(AIM OF THE EXERCISE): Provide again, from the entries below, every line from the one containing "Reproduce this chart with Plotly." through the one containing "import plotly.graph_objects as go", exactly as written, and no other line.

[Source code of charts]
_ _ _ _ _ _ _

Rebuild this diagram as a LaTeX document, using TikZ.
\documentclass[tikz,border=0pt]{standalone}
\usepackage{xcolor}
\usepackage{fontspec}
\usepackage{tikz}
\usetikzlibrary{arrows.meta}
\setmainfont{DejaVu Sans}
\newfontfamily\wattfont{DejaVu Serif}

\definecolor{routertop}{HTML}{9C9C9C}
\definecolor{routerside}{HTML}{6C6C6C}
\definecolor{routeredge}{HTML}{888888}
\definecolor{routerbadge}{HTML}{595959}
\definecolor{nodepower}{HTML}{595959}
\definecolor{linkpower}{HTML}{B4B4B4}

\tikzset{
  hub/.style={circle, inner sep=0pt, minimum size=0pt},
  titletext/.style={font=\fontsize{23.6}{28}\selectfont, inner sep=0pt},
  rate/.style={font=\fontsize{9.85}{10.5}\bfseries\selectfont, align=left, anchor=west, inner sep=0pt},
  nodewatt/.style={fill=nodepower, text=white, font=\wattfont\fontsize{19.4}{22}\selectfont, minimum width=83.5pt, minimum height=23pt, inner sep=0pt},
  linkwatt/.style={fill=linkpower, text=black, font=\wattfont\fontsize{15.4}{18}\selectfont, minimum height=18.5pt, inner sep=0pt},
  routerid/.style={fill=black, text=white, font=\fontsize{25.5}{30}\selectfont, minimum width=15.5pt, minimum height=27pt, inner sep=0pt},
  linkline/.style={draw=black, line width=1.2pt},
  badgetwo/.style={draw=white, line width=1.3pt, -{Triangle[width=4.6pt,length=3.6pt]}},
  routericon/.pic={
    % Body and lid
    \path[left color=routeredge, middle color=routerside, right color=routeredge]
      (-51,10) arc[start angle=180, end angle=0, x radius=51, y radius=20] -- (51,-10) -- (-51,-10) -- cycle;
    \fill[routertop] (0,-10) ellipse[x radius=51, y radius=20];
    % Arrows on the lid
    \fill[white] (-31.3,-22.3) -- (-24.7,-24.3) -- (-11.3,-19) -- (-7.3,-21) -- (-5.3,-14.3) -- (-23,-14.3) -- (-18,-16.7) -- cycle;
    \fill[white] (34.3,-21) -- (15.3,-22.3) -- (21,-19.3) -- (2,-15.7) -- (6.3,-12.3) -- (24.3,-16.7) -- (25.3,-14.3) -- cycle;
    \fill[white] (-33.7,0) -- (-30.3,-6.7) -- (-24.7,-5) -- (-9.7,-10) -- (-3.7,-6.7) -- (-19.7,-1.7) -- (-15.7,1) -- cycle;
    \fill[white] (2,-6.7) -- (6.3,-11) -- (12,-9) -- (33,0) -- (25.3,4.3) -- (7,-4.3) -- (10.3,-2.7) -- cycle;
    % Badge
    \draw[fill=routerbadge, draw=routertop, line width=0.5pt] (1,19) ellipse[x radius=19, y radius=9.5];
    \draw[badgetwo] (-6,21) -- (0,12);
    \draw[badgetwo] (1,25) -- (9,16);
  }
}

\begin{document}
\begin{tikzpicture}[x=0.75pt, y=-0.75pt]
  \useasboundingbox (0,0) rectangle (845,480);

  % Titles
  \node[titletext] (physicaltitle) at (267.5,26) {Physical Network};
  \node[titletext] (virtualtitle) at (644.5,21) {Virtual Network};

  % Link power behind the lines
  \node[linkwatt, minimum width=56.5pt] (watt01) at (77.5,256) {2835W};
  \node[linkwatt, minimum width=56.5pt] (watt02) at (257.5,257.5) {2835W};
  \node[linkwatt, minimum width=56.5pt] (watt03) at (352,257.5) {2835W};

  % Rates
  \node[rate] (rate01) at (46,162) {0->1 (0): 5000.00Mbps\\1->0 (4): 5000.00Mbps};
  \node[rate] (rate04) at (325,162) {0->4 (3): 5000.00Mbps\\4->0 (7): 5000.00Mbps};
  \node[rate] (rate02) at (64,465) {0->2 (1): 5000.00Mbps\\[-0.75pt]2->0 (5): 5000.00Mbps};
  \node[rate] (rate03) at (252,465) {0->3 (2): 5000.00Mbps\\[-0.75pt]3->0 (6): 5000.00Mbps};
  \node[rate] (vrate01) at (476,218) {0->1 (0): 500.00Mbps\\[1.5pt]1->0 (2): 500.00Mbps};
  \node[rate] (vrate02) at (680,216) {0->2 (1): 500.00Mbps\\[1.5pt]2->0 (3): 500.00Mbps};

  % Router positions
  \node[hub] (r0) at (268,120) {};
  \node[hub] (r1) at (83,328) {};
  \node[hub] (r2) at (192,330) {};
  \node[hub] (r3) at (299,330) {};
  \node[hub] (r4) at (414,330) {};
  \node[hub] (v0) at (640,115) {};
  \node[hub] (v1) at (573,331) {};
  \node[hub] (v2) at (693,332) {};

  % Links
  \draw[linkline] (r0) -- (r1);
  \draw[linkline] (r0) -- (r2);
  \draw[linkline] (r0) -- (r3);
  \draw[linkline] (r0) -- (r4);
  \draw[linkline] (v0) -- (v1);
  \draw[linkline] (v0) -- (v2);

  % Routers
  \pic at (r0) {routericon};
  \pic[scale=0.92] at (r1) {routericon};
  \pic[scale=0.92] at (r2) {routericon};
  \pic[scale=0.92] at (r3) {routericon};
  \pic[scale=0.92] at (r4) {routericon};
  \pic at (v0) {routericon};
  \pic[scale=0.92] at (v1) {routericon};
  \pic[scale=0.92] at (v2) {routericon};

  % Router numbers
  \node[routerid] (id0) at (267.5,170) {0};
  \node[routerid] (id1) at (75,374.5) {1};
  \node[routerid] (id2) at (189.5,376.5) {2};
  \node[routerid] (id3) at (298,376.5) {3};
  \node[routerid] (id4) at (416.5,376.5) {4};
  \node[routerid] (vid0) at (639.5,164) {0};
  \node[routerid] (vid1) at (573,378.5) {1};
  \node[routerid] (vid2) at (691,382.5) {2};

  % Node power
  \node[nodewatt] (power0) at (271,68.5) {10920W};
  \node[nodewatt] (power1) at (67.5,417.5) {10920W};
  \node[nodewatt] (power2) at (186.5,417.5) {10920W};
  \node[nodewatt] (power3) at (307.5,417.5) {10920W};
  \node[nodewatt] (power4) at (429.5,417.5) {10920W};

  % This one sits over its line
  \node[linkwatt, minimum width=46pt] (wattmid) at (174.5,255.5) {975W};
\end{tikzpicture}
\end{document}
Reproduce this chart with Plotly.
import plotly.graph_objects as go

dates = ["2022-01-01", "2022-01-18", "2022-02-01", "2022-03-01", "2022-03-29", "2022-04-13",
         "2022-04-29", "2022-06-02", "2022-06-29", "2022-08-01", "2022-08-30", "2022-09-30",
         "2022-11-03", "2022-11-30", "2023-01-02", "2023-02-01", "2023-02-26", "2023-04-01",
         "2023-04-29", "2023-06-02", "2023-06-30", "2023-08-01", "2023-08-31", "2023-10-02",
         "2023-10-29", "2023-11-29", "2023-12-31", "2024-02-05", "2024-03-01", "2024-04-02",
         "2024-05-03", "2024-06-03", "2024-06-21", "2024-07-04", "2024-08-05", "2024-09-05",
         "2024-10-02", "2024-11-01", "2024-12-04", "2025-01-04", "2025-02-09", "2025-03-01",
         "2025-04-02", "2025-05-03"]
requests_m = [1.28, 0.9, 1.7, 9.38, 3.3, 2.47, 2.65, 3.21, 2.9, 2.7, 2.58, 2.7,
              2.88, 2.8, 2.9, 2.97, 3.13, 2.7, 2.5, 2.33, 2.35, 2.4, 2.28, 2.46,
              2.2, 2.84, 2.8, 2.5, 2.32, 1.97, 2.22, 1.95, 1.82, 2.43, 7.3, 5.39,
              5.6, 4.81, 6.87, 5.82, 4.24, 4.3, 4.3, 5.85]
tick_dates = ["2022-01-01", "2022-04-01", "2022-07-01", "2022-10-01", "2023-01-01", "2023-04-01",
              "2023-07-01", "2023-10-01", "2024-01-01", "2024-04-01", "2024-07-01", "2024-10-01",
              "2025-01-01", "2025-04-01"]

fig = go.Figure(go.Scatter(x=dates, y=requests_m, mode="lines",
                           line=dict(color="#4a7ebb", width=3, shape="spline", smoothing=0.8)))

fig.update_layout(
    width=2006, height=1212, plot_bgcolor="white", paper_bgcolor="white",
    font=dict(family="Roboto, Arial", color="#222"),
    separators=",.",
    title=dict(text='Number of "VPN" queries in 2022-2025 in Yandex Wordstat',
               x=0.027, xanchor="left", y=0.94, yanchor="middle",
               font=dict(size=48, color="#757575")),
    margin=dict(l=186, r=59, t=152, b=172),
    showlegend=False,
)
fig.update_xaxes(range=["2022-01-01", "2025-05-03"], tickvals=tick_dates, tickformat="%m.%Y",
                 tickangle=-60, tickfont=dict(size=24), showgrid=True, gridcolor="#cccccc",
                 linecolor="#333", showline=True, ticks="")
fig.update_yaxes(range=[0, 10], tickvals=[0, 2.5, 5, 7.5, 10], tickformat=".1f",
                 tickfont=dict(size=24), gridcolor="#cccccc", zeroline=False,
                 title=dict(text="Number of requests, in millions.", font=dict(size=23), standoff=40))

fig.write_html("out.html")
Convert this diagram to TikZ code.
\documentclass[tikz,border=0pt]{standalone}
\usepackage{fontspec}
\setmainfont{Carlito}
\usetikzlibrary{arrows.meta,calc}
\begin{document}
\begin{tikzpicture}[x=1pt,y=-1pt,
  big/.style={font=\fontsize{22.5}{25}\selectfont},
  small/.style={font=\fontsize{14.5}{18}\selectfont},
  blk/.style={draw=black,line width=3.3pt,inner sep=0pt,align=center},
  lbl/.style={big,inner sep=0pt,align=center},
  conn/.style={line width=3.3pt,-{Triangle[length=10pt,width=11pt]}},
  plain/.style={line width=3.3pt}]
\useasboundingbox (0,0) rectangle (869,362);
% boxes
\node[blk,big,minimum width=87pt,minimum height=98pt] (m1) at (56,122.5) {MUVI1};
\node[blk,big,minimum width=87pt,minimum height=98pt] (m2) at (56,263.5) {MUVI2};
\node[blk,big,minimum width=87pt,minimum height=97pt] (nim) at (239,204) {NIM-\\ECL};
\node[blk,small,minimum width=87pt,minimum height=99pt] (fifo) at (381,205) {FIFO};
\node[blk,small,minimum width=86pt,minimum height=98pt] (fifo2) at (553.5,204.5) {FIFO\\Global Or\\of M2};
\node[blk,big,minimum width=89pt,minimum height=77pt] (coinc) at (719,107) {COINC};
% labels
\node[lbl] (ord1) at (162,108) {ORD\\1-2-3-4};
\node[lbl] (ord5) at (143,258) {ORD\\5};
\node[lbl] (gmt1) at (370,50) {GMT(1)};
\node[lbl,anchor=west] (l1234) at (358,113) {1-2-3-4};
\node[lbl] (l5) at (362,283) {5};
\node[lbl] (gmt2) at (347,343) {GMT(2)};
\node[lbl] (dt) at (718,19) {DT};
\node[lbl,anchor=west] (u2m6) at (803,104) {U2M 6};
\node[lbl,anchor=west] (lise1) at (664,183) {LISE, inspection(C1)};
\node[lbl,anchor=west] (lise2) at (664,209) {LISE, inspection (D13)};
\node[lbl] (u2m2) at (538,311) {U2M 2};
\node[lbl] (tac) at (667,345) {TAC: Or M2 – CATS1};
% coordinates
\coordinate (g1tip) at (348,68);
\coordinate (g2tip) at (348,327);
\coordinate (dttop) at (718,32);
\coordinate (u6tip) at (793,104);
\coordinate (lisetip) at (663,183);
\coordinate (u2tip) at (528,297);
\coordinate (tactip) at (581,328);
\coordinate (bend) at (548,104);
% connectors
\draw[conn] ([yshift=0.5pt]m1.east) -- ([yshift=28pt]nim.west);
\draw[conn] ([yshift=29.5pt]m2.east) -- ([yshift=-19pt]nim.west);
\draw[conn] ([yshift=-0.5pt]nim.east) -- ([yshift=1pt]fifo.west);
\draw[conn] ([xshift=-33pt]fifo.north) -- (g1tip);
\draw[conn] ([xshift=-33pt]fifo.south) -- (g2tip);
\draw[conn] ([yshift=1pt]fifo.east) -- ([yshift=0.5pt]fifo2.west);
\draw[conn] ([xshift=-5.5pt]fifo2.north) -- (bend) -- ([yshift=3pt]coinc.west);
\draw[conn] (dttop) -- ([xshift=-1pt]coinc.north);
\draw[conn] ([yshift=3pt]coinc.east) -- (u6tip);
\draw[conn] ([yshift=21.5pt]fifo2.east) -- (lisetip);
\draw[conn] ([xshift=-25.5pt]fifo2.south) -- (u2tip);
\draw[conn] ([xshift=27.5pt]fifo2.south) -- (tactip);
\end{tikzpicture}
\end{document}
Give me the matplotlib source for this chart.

_ _ _ _ _ _ _

(CORRECT RESULT):
Reproduce this chart with Plotly.
import plotly.graph_objects as go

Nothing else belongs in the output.